You know the feeling - your bike's predictable handling starts to change as the steering and/or pedalling is changing for the worse. You're in denial but a puncture is a puncture. So what to do quickly and effectively? You need to get home!
I assume it will be the shortest, darkest and most miserable night of the year. Anything better than that will be a bonus.
Don't attempt to ride the bike on anything other than a complete flat. With softening tyres, ride carefully, keep your weight away from the offending tyre, and avoid heavy cornering. Pump up at intervals and after a while you will gauge if it is either worth keeping that up or stopping and fixing. Pro's and con's either way, it will be an annoying faff to stop every 10 minutes but no hard work, or, stopping to fix in the knowledge that unless you are VERY unlucky, you will get home more quickly.
It's swings and roundabouts really. So assuming you have to stop and fix it good and proper.....
Preparation
Find a space, if possible, away from the road, in good light. If preferable find some shops but this might be an ask.
Park up. For rim brakes disengage as applicable and unclamp the quick releases. If you have disk brakes, this may not be relevant. The wheel will slide out but more care is needed when reinstalled. With a back wheel, and derailleur etc, you should set to the highest gear (smallest sprocket) first, to make the wheel easier to remove and replace.
If you've got a thru axle, unscrew and put it in your pocket immediately! This is because front thru-axles develop legs when you disconnect your wheel, and endanger you from not finding any means of riding your bike home. (unlike quick releases that are loyal to your wheel) If you have solid, bolted axles, I would always recommend you carry the correct size spanners. Lightweight cone spanners are readily available from several good quality manufacturers.
I try to find a post, a bollard, a fence that support the bike by its saddle from like an impromptu bike stand. Only because if you just lay the bike on the ground you will either scratch or foul up your forks or rear derailleur, or your brake hoods and digital devices.
Get to work on your wheel. In the dark, you will need to put all the valuable things like levers, tools, etc. on a clear surface (a cap, a snood or in your pocket) as these can go walkies too. Maybe they've arranged a meet up with the thru axle (!)
If your tyre is easy to remove, then without levers slide off the whole tyre. Otherwise it's lever time. This is covered in a separate yet-to-be-published "How to remove your tyre without going berserk" post. Carefully you need to feel for embedded metal, thorns or glass etc inside the carcass. In the best light possible try to work out the offending object, and keep searching until you are satisfied no offending objects remain.
Installation
Feed one side of the tyre's beading back on to the rim. you might not see what the rotational direction of the tread is, don't worry as you can sort that out at home later. Then find the valve hole on the rim and introduce it to the valve of the new tube.
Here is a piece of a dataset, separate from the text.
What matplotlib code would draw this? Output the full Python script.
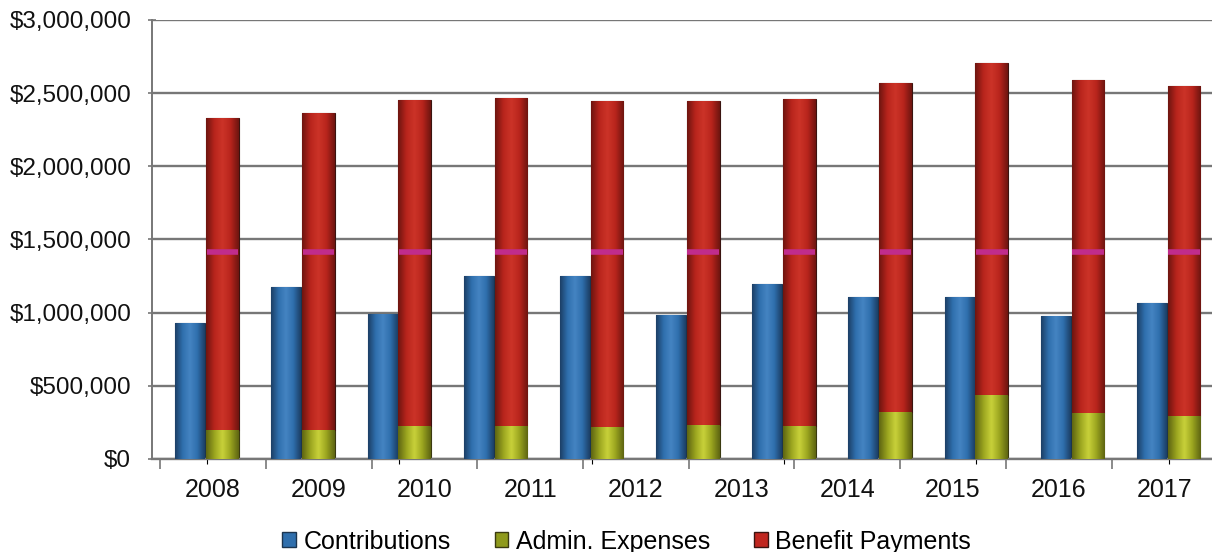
import numpy as np
import matplotlib
matplotlib.use('Agg')
import matplotlib.pyplot as plt
from matplotlib.colors import LinearSegmentedColormap
from matplotlib.patches import Patch
from matplotlib.ticker import FuncFormatter, FixedLocator

plt.rcParams['font.family'] = ['Liberation Sans', 'DejaVu Sans']

# values (11 bar pairs, 10 year labels on the axis)
years = ['2008', '2009', '2010', '2011', '2012', '2013', '2014', '2015', '2016', '2017']
contributions = [930000, 1173000, 989000, 1248000, 1252000, 986000, 1198000, 1108000, 1106000, 977000, 1068000]
admin_expenses = [200000, 200000, 225000, 224000, 220000, 230000, 225000, 320000, 440000, 316000, 294000]
benefit_payments = [2132000, 2162000, 2229000, 2242000, 2223000, 2219000, 2235000, 2249000, 2264000, 2271000, 2256000]
band_level = 1415000  # magenta streak visible across the red bars

blue = '#2f6fad'
green = '#8f9a1c'
red = '#c0261f'
grid_grey = '#777777'


def shade(ax, patches, dark, mid, light):
    # horizontal gradient clipped to each bar, to fake the 3D look
    cmap = LinearSegmentedColormap.from_list('s', [dark, mid, light, mid, dark])
    grad = np.linspace(0, 1, 64).reshape(1, -1)
    for p in patches:
        x0, y0 = p.get_x(), p.get_y()
        x1, y1 = x0 + p.get_width(), y0 + p.get_height()
        im = ax.imshow(grad, cmap=cmap, extent=[x0, x1, y0, y1], aspect='auto',
                       origin='lower', zorder=3, interpolation='bicubic')
        im.set_clip_path(p)


fig = plt.figure(figsize=(12.12, 5.52), dpi=100)
ax = fig.add_axes([0.1254, 0.1685, 0.8746, 0.7953])

x = np.arange(len(contributions))
b1 = ax.bar(x - 0.33, contributions, width=0.31, align='edge', color=blue,
            edgecolor='#1b3550', linewidth=0.8, zorder=2)
b2 = ax.bar(x - 0.01, admin_expenses, width=0.34, align='edge', color=green,
            edgecolor='#3a3a10', linewidth=0.8, zorder=2)
b3 = ax.bar(x - 0.01, benefit_payments, width=0.34, align='edge', bottom=admin_expenses,
            color=red, edgecolor='#3a1410', linewidth=0.8, zorder=2)

shade(ax, b1, '#1c3f66', '#2f6fad', '#4584c2')
shade(ax, b2, '#5e6512', '#9aa41f', '#c9d23a')
shade(ax, b3, '#6e1510', '#b8241c', '#cc3428')

ax.hlines([band_level] * len(x), x - 0.005, x + 0.325, color='#c02c8c', lw=4, zorder=4)

ax.set_xlim(-0.572, 10.45)
ax.set_ylim(0, 3000000)
ax.set_yticks(np.arange(0, 3000001, 500000))
ax.yaxis.set_major_formatter(FuncFormatter(lambda v, p: '${:,.0f}'.format(v)))
ax.tick_params(axis='y', labelsize=17.5, length=6, color=grid_grey, width=1.2,
               pad=12, labelcolor='#111111', direction='inout')
ax.tick_params(axis='x', bottom=False, labelbottom=False)
ax.grid(axis='y', color=grid_grey, linewidth=1.7, zorder=1)
ax.set_axisbelow(True)
for s in ['top', 'right']:
    ax.spines[s].set_visible(False)
ax.spines['left'].set_color(grid_grey)
ax.spines['left'].set_linewidth(1.4)
ax.spines['bottom'].set_color(grid_grey)
ax.spines['bottom'].set_linewidth(1.7)

# year labels sit on their own, evenly spaced category scale
ax2 = ax.twiny()
ax2.set_xlim(-0.577, 9.45)
ax2.xaxis.set_ticks_position('bottom')
ax2.xaxis.set_label_position('bottom')
ax2.xaxis.set_major_locator(FixedLocator(np.arange(len(years) + 1) - 0.5))
ax2.xaxis.set_minor_locator(FixedLocator(np.arange(len(years))))
ax2.set_xticklabels([], minor=False)
ax2.set_xticklabels(years, minor=True)
ax2.tick_params(axis='x', which='major', length=7, color=grid_grey, width=1.2)
ax2.tick_params(axis='x', which='minor', length=0, labelsize=18, pad=14, labelcolor='#111111')
for s in ax2.spines.values():
    s.set_visible(False)

handles = [Patch(facecolor=blue, edgecolor='#1b3550'),
           Patch(facecolor=green, edgecolor='#3a3a10'),
           Patch(facecolor=red, edgecolor='#3a1410')]
fig.legend(handles, ['Contributions', 'Admin. Expenses', 'Benefit Payments'],
           loc='center', bbox_to_anchor=(0.517, 0.019), ncol=3, frameon=False,
           fontsize=18, handlelength=0.55, handleheight=0.55, handletextpad=0.3,
           columnspacing=1.75, borderaxespad=0)

fig.savefig('out.png', dpi=100)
With the pump, or if you feel intimate with the tube, your mouth, get a small amount of air into the tube just so it's got some shape. Sit the tube on the rim and then starting from the valve, re-bead the tyre being careful not to pinch but encase the tube. This will become clearer as more tyre bead is on the tube than off. If the tyre and tube does get tight, (a likelihood) try as much as possible to roll the bead over the rim. It can use the tube as a sliding factor to land into the rim, just make sure the tube isn't pinched.
Once on, check the tube is not visible by going around the tyre methodically, and if you can, roll the wheel fully set up, on some concrete or firm ground to really get all the inner tube nicely tucked inside the tyre. The valve will need a push as well, just in case it has brought the tube out either side of the beading.
Nearly there - inflate your tyre now! Because there's nothing worse than putting on a 'fixed' tyre and tube, doing the whole chain and derailleur thing, then the quick release, to find the tyre going flat for some reason or another.
Don't rush the last and most important bits - slotting the disc carefully into the disc brake caliper, or making sure your v-brake or cantilevers are correctly re-assembled. And of course, you have tightened your axle in its appropriate way.
So, hopefully, there you have it. You should be back on the road, maybe a bit colder, but for the time being happy you're not pushing your bike aimlessly on the pavement or phoning home for roadside rescue!